**Records to use**
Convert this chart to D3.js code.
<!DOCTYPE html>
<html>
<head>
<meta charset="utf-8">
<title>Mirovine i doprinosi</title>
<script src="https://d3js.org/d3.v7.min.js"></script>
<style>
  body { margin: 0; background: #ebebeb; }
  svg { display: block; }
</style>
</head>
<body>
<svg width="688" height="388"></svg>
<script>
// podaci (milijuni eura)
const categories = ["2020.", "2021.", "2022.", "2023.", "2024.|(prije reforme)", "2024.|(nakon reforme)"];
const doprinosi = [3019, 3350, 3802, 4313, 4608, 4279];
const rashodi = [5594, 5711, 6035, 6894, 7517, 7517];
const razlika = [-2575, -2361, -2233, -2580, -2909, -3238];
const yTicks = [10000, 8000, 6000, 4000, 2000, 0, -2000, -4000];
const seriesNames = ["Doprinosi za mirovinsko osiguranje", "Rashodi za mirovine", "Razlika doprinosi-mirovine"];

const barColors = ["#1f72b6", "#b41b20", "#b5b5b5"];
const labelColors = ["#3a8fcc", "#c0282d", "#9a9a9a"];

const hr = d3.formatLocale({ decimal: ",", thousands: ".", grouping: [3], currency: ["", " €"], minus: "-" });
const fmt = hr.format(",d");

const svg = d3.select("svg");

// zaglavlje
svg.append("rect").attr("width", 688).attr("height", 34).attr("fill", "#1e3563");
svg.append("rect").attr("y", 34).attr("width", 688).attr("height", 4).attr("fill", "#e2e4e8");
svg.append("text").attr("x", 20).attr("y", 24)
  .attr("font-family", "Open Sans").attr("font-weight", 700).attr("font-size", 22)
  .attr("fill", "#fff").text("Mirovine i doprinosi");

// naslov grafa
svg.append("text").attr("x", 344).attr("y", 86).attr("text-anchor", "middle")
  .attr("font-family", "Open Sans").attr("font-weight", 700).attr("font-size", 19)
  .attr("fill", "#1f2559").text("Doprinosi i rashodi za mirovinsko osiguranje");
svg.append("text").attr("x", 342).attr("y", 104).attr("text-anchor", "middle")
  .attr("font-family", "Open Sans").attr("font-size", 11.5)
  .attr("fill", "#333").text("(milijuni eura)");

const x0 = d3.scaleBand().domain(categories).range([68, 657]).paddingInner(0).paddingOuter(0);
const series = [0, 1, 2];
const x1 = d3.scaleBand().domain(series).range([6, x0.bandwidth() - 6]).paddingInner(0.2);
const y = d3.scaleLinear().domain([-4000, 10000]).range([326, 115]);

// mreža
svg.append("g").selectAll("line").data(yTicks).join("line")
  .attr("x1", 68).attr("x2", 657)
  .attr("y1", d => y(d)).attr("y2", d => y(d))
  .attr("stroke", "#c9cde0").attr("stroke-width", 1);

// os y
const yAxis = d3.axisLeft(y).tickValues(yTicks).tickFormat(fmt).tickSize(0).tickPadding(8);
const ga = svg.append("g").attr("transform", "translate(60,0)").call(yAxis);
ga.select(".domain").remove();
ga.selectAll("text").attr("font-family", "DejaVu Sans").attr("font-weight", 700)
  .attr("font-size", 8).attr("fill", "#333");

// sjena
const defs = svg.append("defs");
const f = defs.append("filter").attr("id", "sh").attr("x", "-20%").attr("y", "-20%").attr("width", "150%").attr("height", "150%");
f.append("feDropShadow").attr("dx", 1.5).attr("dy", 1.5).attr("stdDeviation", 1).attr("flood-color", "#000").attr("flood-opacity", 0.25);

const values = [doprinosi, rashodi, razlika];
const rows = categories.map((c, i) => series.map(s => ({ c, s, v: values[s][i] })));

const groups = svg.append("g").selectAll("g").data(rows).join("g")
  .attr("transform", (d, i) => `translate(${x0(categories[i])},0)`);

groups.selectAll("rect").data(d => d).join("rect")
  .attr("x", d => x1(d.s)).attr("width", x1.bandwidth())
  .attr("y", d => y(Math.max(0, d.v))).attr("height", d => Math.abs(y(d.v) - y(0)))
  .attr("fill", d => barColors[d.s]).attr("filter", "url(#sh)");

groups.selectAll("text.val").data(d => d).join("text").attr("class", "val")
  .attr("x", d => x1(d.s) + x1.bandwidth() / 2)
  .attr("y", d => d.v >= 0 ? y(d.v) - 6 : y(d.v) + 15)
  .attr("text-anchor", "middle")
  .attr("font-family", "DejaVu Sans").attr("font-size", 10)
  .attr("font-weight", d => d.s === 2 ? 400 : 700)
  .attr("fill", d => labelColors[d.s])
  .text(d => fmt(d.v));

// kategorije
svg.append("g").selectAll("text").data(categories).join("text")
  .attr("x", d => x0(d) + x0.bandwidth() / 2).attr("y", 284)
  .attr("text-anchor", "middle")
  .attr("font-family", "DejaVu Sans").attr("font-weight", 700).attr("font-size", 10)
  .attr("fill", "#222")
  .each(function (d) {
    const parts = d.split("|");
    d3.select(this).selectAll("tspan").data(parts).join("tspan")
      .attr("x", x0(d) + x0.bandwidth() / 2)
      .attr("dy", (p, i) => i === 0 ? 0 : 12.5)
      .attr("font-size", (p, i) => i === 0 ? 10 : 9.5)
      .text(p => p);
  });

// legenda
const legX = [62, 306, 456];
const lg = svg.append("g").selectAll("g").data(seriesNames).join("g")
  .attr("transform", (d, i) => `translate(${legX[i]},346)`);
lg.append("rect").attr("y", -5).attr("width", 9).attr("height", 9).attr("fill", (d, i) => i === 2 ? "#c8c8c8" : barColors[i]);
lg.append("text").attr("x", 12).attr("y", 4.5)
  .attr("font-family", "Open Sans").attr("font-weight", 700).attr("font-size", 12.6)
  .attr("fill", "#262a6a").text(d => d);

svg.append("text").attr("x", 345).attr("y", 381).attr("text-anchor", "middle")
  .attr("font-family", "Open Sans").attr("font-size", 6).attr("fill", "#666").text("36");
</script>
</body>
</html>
* * *
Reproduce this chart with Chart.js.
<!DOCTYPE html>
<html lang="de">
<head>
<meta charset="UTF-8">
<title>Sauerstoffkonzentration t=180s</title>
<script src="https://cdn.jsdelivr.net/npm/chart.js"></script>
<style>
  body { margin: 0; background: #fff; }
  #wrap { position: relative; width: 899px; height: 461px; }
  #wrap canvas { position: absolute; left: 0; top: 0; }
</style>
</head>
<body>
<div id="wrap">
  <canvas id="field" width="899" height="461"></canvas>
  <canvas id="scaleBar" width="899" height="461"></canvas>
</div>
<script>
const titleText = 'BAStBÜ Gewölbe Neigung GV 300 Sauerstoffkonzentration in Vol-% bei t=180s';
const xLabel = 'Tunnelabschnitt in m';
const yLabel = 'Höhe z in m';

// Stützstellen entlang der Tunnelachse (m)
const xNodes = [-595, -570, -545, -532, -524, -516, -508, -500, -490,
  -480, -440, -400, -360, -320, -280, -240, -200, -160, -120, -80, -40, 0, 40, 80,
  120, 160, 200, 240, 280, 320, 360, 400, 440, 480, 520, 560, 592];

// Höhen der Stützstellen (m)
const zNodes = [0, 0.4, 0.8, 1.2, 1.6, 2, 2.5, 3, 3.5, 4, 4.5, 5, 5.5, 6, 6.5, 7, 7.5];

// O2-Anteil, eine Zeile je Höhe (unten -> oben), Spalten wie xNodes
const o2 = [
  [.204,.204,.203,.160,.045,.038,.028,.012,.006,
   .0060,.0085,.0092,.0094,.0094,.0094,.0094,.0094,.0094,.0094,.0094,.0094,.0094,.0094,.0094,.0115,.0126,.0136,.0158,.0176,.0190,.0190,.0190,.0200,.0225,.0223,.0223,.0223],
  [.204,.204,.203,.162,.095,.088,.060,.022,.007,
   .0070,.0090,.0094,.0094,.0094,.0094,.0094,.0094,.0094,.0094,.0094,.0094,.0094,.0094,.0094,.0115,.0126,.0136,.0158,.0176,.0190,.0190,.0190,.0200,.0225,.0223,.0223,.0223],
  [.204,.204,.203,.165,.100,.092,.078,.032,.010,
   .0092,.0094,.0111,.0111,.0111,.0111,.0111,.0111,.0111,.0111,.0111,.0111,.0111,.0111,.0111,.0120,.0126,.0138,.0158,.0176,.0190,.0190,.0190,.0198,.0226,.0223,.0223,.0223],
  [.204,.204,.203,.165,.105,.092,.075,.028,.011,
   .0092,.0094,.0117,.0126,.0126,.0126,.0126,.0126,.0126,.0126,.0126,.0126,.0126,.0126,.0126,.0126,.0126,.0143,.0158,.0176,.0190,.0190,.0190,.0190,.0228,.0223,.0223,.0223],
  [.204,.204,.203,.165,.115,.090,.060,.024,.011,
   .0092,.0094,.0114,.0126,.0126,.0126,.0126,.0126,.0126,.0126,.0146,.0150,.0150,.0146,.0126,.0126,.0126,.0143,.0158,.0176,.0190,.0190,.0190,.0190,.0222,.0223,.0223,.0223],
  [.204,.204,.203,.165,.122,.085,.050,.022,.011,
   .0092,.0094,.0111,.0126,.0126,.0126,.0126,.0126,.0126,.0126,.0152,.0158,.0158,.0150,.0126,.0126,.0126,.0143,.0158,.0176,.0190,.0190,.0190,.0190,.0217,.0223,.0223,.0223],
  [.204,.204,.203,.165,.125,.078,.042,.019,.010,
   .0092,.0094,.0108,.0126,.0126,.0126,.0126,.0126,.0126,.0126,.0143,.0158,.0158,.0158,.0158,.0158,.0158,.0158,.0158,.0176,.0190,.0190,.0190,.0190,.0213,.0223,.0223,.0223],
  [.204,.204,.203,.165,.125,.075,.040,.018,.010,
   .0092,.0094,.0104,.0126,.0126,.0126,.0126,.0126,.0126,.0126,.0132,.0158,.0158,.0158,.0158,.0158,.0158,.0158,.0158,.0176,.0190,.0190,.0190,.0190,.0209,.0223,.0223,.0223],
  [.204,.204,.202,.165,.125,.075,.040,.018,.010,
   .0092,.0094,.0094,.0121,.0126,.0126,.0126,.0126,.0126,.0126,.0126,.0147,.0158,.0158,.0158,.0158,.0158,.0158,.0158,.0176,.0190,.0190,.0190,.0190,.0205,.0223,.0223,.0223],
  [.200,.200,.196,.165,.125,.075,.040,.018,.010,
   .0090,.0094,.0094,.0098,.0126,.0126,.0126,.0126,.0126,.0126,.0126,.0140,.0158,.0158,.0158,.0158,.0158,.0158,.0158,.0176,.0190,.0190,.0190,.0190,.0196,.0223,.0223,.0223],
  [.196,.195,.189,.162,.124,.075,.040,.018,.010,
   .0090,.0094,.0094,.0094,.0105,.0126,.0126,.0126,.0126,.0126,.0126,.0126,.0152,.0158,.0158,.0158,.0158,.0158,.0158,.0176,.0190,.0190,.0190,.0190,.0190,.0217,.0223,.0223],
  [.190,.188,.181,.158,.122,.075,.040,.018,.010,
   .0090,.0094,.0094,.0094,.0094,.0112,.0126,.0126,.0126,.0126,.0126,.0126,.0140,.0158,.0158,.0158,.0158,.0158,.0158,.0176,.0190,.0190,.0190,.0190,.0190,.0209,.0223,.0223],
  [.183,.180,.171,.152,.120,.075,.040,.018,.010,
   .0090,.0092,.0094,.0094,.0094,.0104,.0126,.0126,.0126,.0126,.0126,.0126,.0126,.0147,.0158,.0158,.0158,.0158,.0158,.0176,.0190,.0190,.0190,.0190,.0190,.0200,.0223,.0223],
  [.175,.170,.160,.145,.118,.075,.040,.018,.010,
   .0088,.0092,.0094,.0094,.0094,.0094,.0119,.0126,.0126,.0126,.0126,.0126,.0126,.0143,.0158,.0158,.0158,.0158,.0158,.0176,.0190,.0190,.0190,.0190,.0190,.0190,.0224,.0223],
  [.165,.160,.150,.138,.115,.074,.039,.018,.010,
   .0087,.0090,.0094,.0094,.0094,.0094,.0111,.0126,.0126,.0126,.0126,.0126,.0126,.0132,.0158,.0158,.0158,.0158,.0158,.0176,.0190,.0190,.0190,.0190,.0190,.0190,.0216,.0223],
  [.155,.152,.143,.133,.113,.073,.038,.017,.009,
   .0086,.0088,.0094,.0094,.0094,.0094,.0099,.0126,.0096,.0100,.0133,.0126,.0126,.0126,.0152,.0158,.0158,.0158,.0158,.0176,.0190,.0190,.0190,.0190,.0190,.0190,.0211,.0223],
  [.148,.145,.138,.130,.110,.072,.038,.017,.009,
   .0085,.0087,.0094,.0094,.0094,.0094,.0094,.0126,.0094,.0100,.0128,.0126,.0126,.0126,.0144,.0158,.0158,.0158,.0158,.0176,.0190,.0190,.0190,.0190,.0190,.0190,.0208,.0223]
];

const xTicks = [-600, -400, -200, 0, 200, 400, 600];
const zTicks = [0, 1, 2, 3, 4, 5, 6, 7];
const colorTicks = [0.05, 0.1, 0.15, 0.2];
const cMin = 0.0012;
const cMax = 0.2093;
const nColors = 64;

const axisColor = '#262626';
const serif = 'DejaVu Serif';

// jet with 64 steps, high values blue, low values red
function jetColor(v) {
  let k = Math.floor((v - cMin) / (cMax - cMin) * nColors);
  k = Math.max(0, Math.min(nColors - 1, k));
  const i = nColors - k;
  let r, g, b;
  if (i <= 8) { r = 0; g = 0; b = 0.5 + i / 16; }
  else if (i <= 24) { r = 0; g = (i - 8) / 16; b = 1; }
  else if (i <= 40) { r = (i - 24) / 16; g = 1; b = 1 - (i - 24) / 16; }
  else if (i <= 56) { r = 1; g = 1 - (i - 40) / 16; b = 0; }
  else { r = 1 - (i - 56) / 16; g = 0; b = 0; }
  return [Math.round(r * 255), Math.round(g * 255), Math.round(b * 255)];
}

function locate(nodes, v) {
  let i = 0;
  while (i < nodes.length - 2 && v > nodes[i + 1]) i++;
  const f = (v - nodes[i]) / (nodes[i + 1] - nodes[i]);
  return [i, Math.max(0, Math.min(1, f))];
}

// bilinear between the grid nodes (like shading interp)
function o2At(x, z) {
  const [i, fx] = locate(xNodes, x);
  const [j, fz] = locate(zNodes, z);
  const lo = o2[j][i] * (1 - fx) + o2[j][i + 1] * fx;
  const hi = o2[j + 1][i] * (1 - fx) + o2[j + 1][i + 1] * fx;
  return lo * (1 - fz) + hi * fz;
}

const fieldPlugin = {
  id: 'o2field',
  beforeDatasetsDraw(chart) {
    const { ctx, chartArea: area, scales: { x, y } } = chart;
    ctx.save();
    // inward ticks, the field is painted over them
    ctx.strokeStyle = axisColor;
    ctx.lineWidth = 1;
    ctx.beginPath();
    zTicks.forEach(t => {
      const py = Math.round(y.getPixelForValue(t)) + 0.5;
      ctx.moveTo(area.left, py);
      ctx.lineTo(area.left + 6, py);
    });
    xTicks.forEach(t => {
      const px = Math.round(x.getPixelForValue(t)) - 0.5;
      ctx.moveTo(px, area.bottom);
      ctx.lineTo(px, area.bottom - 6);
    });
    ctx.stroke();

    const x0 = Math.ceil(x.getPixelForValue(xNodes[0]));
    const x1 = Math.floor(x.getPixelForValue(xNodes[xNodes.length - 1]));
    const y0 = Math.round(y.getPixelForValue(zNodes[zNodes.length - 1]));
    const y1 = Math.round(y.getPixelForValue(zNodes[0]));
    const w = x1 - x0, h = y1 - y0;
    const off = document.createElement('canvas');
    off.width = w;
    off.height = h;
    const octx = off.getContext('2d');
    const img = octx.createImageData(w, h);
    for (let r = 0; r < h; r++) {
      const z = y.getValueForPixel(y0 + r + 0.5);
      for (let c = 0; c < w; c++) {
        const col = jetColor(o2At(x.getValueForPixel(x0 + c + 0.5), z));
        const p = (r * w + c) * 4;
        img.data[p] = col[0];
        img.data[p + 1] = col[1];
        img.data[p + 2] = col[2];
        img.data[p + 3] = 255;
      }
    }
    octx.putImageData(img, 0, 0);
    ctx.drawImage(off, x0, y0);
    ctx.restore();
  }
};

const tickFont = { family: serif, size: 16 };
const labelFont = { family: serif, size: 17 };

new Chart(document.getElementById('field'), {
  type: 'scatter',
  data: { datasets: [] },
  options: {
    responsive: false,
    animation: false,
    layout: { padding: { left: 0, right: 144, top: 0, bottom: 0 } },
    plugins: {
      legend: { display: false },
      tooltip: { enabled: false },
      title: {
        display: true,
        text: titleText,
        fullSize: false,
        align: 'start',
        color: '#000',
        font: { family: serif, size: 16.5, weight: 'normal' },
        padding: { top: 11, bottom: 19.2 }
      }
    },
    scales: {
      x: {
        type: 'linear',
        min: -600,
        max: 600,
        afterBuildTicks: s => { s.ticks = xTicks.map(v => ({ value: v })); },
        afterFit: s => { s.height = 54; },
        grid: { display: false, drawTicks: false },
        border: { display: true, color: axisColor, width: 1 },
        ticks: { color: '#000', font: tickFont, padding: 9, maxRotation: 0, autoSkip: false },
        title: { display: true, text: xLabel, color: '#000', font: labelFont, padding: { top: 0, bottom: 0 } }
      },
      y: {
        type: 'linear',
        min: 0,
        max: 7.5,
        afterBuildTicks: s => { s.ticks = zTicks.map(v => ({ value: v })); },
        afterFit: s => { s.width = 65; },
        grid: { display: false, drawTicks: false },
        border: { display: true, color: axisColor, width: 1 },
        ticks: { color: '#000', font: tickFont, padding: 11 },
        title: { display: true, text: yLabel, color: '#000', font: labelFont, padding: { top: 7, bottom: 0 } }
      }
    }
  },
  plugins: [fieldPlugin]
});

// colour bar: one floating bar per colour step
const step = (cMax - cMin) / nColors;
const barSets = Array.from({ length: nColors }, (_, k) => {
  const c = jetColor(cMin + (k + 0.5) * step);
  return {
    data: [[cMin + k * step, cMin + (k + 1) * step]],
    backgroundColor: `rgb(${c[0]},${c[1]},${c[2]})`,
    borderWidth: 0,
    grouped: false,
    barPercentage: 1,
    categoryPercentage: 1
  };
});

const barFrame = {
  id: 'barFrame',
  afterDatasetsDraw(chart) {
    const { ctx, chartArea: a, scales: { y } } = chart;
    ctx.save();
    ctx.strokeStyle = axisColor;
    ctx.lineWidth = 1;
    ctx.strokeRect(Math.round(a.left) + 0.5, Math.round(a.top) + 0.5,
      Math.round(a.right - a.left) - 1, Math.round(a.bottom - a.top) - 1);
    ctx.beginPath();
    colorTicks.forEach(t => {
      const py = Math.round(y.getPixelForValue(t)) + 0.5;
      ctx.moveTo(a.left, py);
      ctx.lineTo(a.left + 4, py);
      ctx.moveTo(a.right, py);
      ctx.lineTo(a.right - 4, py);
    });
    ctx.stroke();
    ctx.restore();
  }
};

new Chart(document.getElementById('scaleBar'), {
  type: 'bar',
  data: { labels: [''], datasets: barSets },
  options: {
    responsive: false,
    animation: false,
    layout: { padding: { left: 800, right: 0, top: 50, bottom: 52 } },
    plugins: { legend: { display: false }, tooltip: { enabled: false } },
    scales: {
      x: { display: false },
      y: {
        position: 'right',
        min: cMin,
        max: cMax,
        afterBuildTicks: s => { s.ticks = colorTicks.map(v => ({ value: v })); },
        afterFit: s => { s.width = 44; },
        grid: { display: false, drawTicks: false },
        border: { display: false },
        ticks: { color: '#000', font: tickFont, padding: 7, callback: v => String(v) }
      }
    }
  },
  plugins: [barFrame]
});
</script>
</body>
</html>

**Your objective**
Copy out every line of the listing that contains the string "with".

**Output for this exercise**
Reproduce this chart with Chart.js.
// jet with 64 steps, high values blue, low values red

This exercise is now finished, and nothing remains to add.